When it comes to producing a great book, self-publishers need only follow these two rules:
1. Don’t publish a crappy book
You want to produce a quality book your audience will love. You want to rally people around your message. If your book achieves those objectives, the other rules probably don’t matter, right? (Cue heckling from editors and grammar geeks!)
In most cases, atrocious punctuation and sentence structure will, in fact, distract readers from your message so badly your book will be ineffective. Standards are built in. Don’t write like you never went to high school.
However, in many cases, your readers will not notice whether you consistently place spaces around your dashes or not. Or whether your period is placed inside the parentheses or out. And they might even look past a couple of typos.
When you’re self-publishing, your audience defines what a crappy book is, not a gaggle of editing and publishing professionals. Align your writing process with your readers’ standards, and you’ll create the book that’s right for your audience and your brand. (Click to tweet this idea.)
2. You’re not a good judge of whether your book is crappy or not
This is the caveat, and, I hope, it’s where I win back the sticklers a little. Note that nowhere above do I say YOU get the last word on the quality of your book. It’s all about your audience.
You’re too close to your ideas and your manuscript to give it a fair review, so you do have to find a fresh set of eyes (or several) to do that.
But that fresh set of eyes does NOT have to be a top-dollar pro editor. (Sorry, editors.) If you have the budget and the need, go for it. If you don’t, you have other options.
Here are a few thrifty ideas to help you tackle the various levels of book editing:
At this level, you’re drafting the vision and goals for your book — the big picture stuff. You could pay a book coach or developmental editor to guide you, or …
Start a mastermind group where you can run your book vision by other people in exchange for feedback on their own ideas.
Join a writing, critique, or networking group to connect with like-minded people to exchange ideas and feedback.
Barter with a book coach to guide the development of your manuscript in exchange for hours of your life coaching/business consulting/website design/[insert your killer service here].
At this level, you’re ensuring your draft is readable and aligns with the goals you set for the book. To get it done for free …
Offer a free advance copy of your book to loyal readers in exchange for feedback. Give them a manuscript review form (like this one from Stacy Ennis) as a guide to ensure you get direct, usable feedback.
Offer yourself as a mentor for a budding writer or entrepreneur in exchange for his feedback on your book.
This is the editing most people think of as “editing”: adjusting mechanics, syntax, and semantics to polish your manuscript.

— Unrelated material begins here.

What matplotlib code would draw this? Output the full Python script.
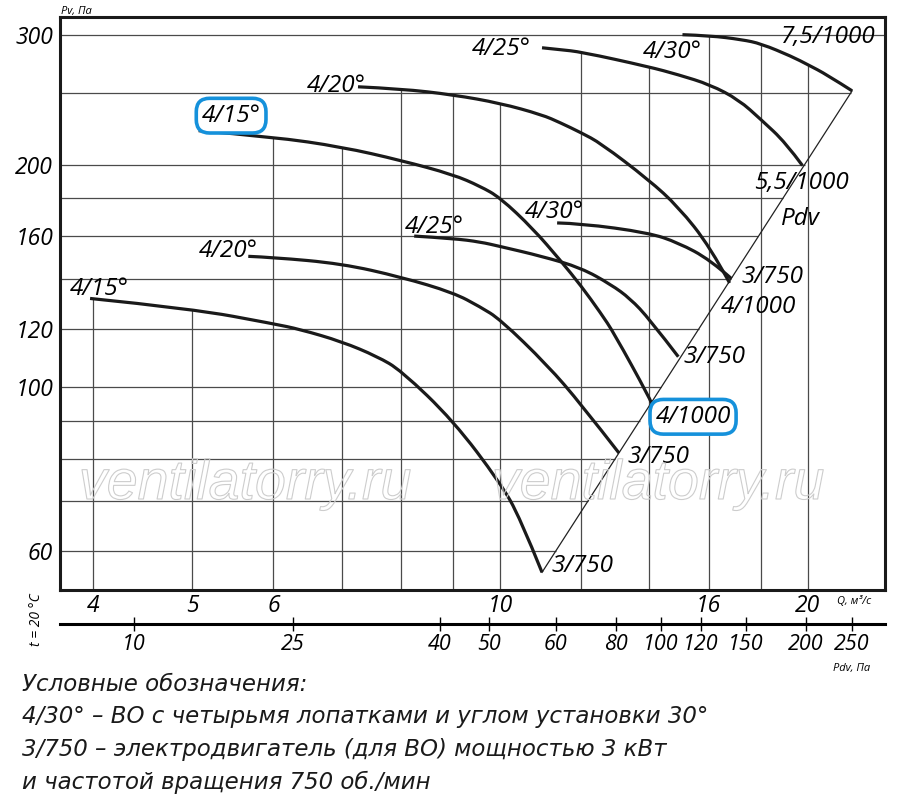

To get skilled eyes on this thing …
Reach into your network and hire newbie editors to copyedit at a low rate in exchange for the experience, a testimonial and a referral source.
Enlist your English-teacher aunt (really, she does know her stuff) and give her a style guide for your manuscript. Give her free babysitting for a year, or copyedit HER next book in exchange.
Hire an affordable, knowledgeable contractor through a service like elance, oDesk, People Per Hour or the publishing marketplace Writer.ly.
Once you think the book is finished, review it to catch any final mistakes in writing or design. For this final, detailed run …
Share small sections of the finished book with anyone you consider a competent reader (any eyes can notice an extra “the” or missing “a” in a sentence that you won’t catch.)
- Join or start a writers’ group to exchange manuscripts with other writers you respect for proofreading.
How have you made sure that your self-published work is up to snuff?